Belfast Telegraph

Arlene Foster accuses Irish government of using Brexit to promote united Ireland

By Claire Williamson

DUP leader Arlene Foster has accused the Irish government of using Brexit to promote the idea of a united Ireland - as she said negotiations must move to the next stage.

Speaking to the BBC Radio 4's Mrs Foster said the Irish government were "using the negotiations to put forward their views on what they believe the island of Ireland should look like in the future".

On Thursday Ireland's Foreign Minister Simon Coveney told a parliamentary committee that he wants to see a united Ireland in his political lifetime.

She added: “We’ve heard from the foreign minister of the Republic of Ireland just yesterday talking about his aspiration for a united Ireland. He is entitled to have that aspiration but he should not be using European Union negotiations to talk about those issues.

"What he should be talking about are trading relationships moving forward."

When asked if she could imagine applying the rules of the EU Customs Union without being in it Mrs Foster said she "cannot accept any position after Brexit to say that Northern Ireland is any different to any other part of the Union".

She said: "What we don't want to see is any perception that Northern Ireland is in any way different to the rest of the United Kingdom.

"Because that would cause us great difficulties in relation to trade,  because of course the single market that really matters to us is the market of the United Kingdom.

"That's the most important market for Northern Ireland.

When probed on whether the Republic of Ireland was Northern Ireland's main export market.

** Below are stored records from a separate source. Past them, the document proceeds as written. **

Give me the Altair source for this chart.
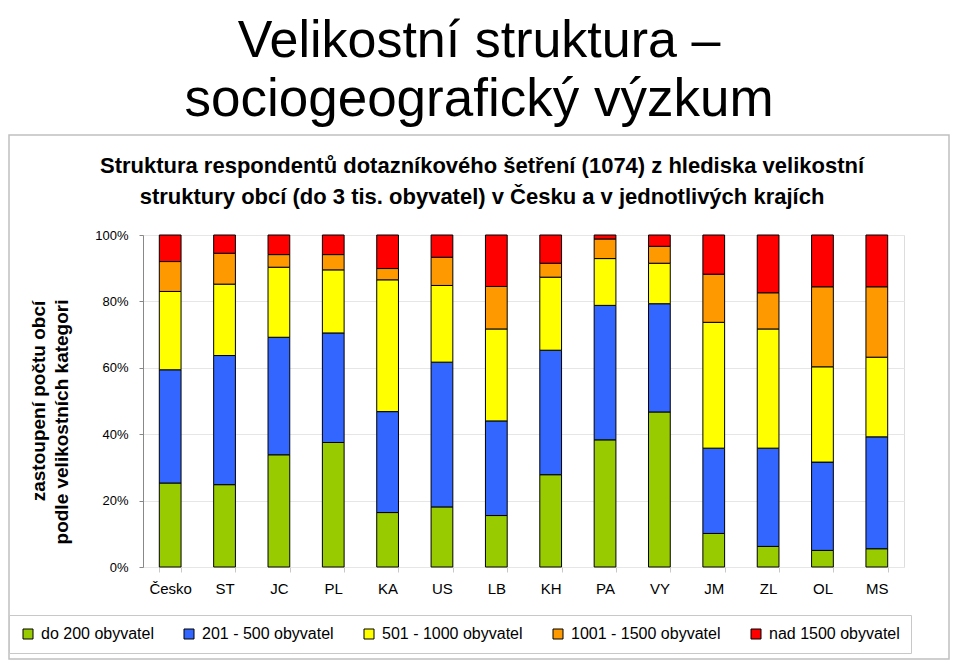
import altair as alt
import pandas as pd

regions = ["Česko", "ST", "JC", "PL", "KA", "US", "LB", "KH", "PA", "VY", "JM", "ZL", "OL", "MS"]
categories = ["do 200 obyvatel", "201 - 500 obyvatel", "501 - 1000 obyvatel",
              "1001 - 1500 obyvatel", "nad 1500 obyvatel"]
colors = ["#99CC00", "#3366FF", "#FFFF00", "#FF9900", "#FF0000"]

do_200 = [25.3, 24.8, 33.8, 37.5, 16.4, 18.1, 15.5, 27.8, 38.3, 46.7, 10.1, 6.2, 5.0, 5.5]
od_201_500 = [34.1, 38.9, 35.4, 33.0, 30.4, 43.6, 28.5, 37.5, 40.5, 32.6, 25.7, 29.6, 26.6, 33.7]
od_501_1000 = [23.6, 21.5, 21.1, 19.0, 39.7, 23.1, 27.7, 22.0, 14.1, 12.2, 37.9, 35.9, 28.7, 24.0]
od_1001_1500 = [9.0, 9.3, 3.8, 4.6, 3.4, 8.5, 12.8, 4.2, 5.9, 5.1, 14.5, 10.9, 24.1, 21.2]
nad_1500 = [8.0, 5.5, 5.9, 5.9, 10.1, 6.7, 15.5, 8.5, 1.2, 3.4, 11.8, 17.4, 15.6, 15.6]

series = [do_200, od_201_500, od_501_1000, od_1001_1500, nad_1500]
rows = []
for k, (cat, vals) in enumerate(zip(categories, series)):
    for r, v in zip(regions, vals):
        rows.append({"kraj": r, "kategorie": cat, "k": k, "hodnota": v})
df = pd.DataFrame(rows)

main_title = ["Velikostní struktura –", "sociogeografický výzkum"]
chart_title = ["Struktura respondentů dotazníkového šetření (1074) z hlediska velikostní",
               "struktury obcí (do 3 tis. obyvatel) v Česku a v jednotlivých krajích"]
y_title = ["zastoupení počtu obcí", "podle velikostních kategori"]

one = pd.DataFrame({"a": [0]})

frame = alt.Chart(one).mark_rect(fill="white", fillOpacity=0, stroke="#c0c0c0", strokeWidth=1.5).encode(
    x=alt.value(-134), x2=alt.value(806), y=alt.value(-100), y2=alt.value(424)
)

bars = alt.Chart(df).mark_bar(stroke="black", strokeWidth=1).encode(
    x=alt.X("kraj:N", sort=regions,
            scale=alt.Scale(paddingInner=0.6, paddingOuter=0.3),
            axis=alt.Axis(title=None, labelAngle=0, labelFontSize=15, labelColor="black",
                          labelPadding=9, domain=False, ticks=True, tickBand="extent",
                          tickColor="#c8c8c8", tickSize=5)),
    y=alt.Y("hodnota:Q", stack="normalize",
            scale=alt.Scale(domain=[0, 1]),
            axis=alt.Axis(title=None, values=[0, 0.2, 0.4, 0.6, 0.8, 1.0], format=".0%",
                          labelFontSize=13, labelColor="black", labelPadding=11,
                          tickSize=4, tickColor="#888888", domainColor="#888888",
                          gridColor="#e6e6e6")),
    color=alt.Color("kategorie:N",
                    scale=alt.Scale(domain=categories, range=colors),
                    legend=alt.Legend(title=None, orient="none", legendX=-134, legendY=380,
                                      direction="horizontal", symbolType="square",
                                      symbolSize=100, symbolStrokeColor="black",
                                      symbolStrokeWidth=1, labelFontSize=16,
                                      labelColor="black", labelOffset=5, columnPadding=27,
                                      padding=11, strokeColor="#c8c8c8", fillColor="white")),
    order=alt.Order("k:Q", sort="ascending"),
)

def txt(s, x, y, size, weight="normal", font="Liberation Sans", angle=0):
    return alt.Chart(one).mark_text(
        fontSize=size, fontWeight=weight, font=font, align="center",
        baseline="alphabetic" if angle == 0 else "middle", angle=angle, color="black"
    ).encode(x=alt.value(x), y=alt.value(y), text=alt.value(s))

texts = [
    txt(main_title[0], 336, -178, 52),
    txt(main_title[1], 336, -119, 53),
    txt(chart_title[0], 339, -62, 22, "bold"),
    txt(chart_title[1], 339, -31, 22, "bold"),
    txt(y_title[0], -104, 166, 19, "bold", angle=270),
    txt(y_title[1], -81, 187, 19, "bold", angle=270),
]

chart = alt.layer(frame, bars, *texts).properties(
    width=761, height=332,
    autosize=alt.AutoSizeParams(type="none"),
    padding={"left": 135, "top": 227, "right": 47, "bottom": 94},
).configure_view(stroke="#8c8c8c", strokeWidth=1.5).configure(font="Liberation Sans")

chart.save("out.html", embed_options={"renderer": "svg", "actions": False})
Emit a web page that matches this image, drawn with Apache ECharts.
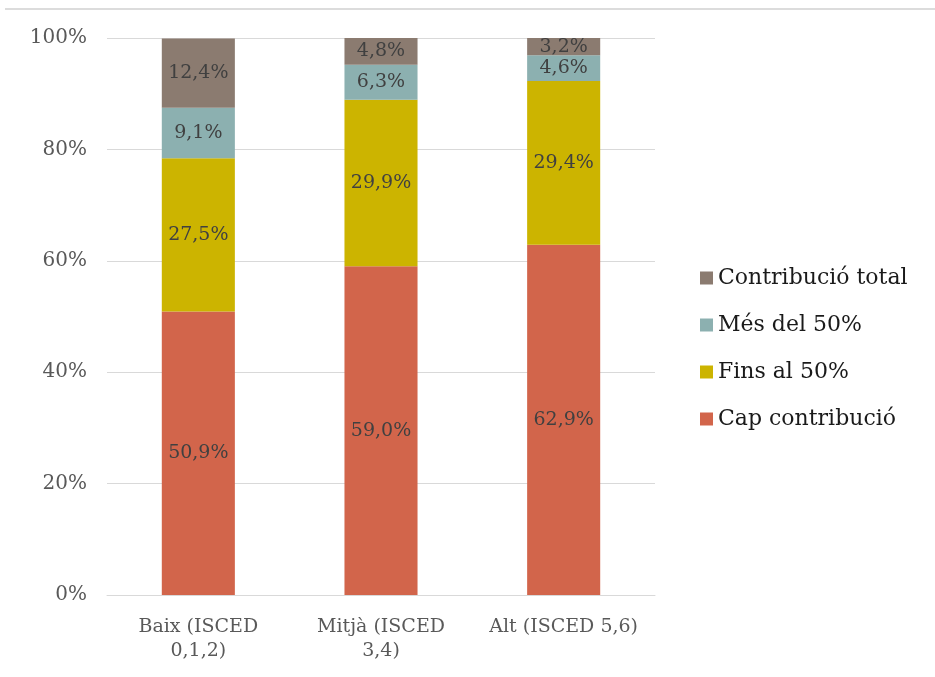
<!DOCTYPE html>
<html><head><meta charset="utf-8">
<script src="https://cdn.jsdelivr.net/npm/echarts@6/dist/echarts.min.js"></script>
<style>html,body{margin:0;padding:0;background:#fff}#c{width:935px;height:677px}</style>
</head><body><div id="c"></div>
<script>
var categories = ['Baix (ISCED\n0,1,2)', 'Mitjà (ISCED\n3,4)', 'Alt (ISCED 5,6)'];
var capContribucio = [50.9, 59.0, 62.9];
var finsAl50 = [27.5, 29.9, 29.4];
var mesDel50 = [9.1, 6.3, 4.6];
var contribucioTotal = [12.4, 4.8, 3.2];
var yTicks = ['0%', '20%', '40%', '60%', '80%', '100%'];

var FONT = '"DejaVu Serif", "Liberation Serif", serif';
function fmt(p){ return p.value.toFixed(1).replace('.', ',') + '%'; }
function mk(name, data, color){
  return {
    name: name, type: 'bar', stack: 'a', data: data, barWidth: '40%',
    itemStyle: {color: color},
    label: {show: true, position: 'inside', formatter: fmt, color: '#404040',
            fontFamily: FONT, fontSize: 19}
  };
}
var chart = echarts.init(document.getElementById('c'));
chart.setOption({
  animation: false,
  graphic: [{type: 'line', shape: {x1: 5, y1: 9, x2: 935, y2: 9}, style: {stroke: '#d0d0d0', lineWidth: 1.5}}],
  grid: {left: 107, right: 280, top: 38, bottom: 82, containLabel: false},
  legend: {
    orient: 'vertical', left: 695, top: 262, itemGap: 25, itemWidth: 13, itemHeight: 13,
    icon: 'rect',
    textStyle: {fontFamily: FONT, fontSize: 22, color: '#1a1a1a'},
    data: ['Contribució total', 'Més del 50%', 'Fins al 50%', 'Cap contribució']
  },
  xAxis: {
    type: 'category', data: categories,
    axisLine: {lineStyle: {color: '#d9d9d9'}}, axisTick: {show: false},
    axisLabel: {fontFamily: FONT, fontSize: 19, color: '#595959', margin: 20, lineHeight: 24, interval: 0}
  },
  yAxis: {
    type: 'value', min: 0, max: 100, interval: 20,
    axisLine: {show: false}, axisTick: {show: false},
    splitLine: {lineStyle: {color: '#d9d9d9'}},
    axisLabel: {fontFamily: FONT, fontSize: 20, color: '#595959', margin: 20,
      formatter: function(v){ return yTicks[Math.round(v/20)]; }}
  },
  series: [
    mk('Cap contribució', capContribucio, '#d2654b'),
    mk('Fins al 50%', finsAl50, '#ccb400'),
    mk('Més del 50%', mesDel50, '#8cb0b0'),
    mk('Contribució total', contribucioTotal, '#8b7b70')
  ]
});
</script></body></html>
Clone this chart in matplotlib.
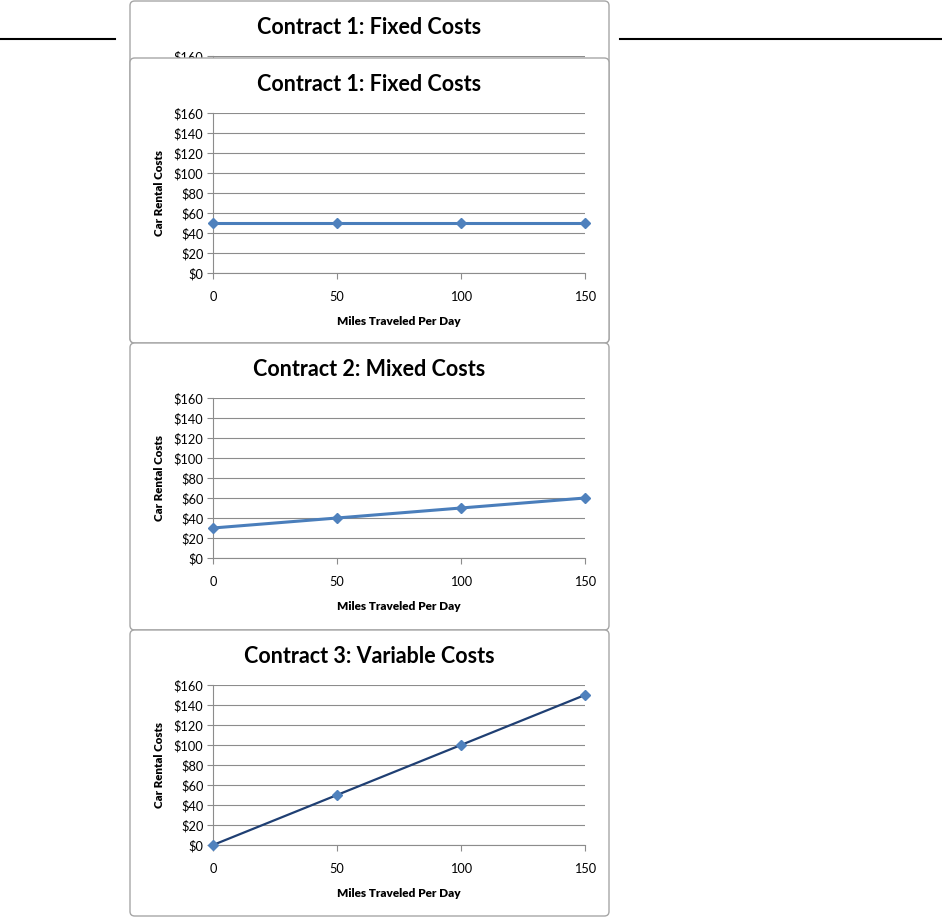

Mrs Foster said "no, it's not".

She continued: "Well of course external trading partner. But most of our trade is within the United Kingdom. That's the most important issue to remember in all these negotiations. And actually for the Republic of Ireland their most important trading partner is Great Britain so they need to remember that as well."

Mrs Foster said she wanted to see negotiations move onto the next stage.

"I think it's wrong that the Irish Government are saying they will not allow the process to move forward until they have certain things they demand," she said.

"I've always felt it's actually very difficult to have an agreement in relation to the border between Northern Ireland and the Republic when we haven't moved to the next stage to talk about trade.

"You can't have it both ways. Leo Varadkar is saying he won't allow the discussion to move to the next stage to talk about trade and these issues until he has a commitment in relation to the Irish border.

"You cannot have it in that fashion, you have to move to the next stage."

On Friday Ireland issued a fresh warning to Theresa May that the deadlock in the Brexit negotiations cannot be broken until it is clear there will be no "hard border" between Northern Ireland and the Republic.

Arriving in Brussels for a gathering of leaders from the EU and former Soviet states, the Prime Minister said it was time to move onto the "next stage" in the negotiations, including talks on a free trade deal.

However Irish foreign minister Simon Coveney insisted EU leaders would not give the green light for the phase two negotiations to begin at their summit in December unless there was progress on the border issue.

He said British assurances on the issue were "aspirational" and that there had to be a "credible roadmap" from the UK setting out how they would ensure there was no return to a hard border.

With the UK committed to withdrawing from customs union and the single market, Mr Coveney said it was difficult to see how they could avoid border checks if it resulted in "regulatory divergence" between Northern Ireland and the Republic.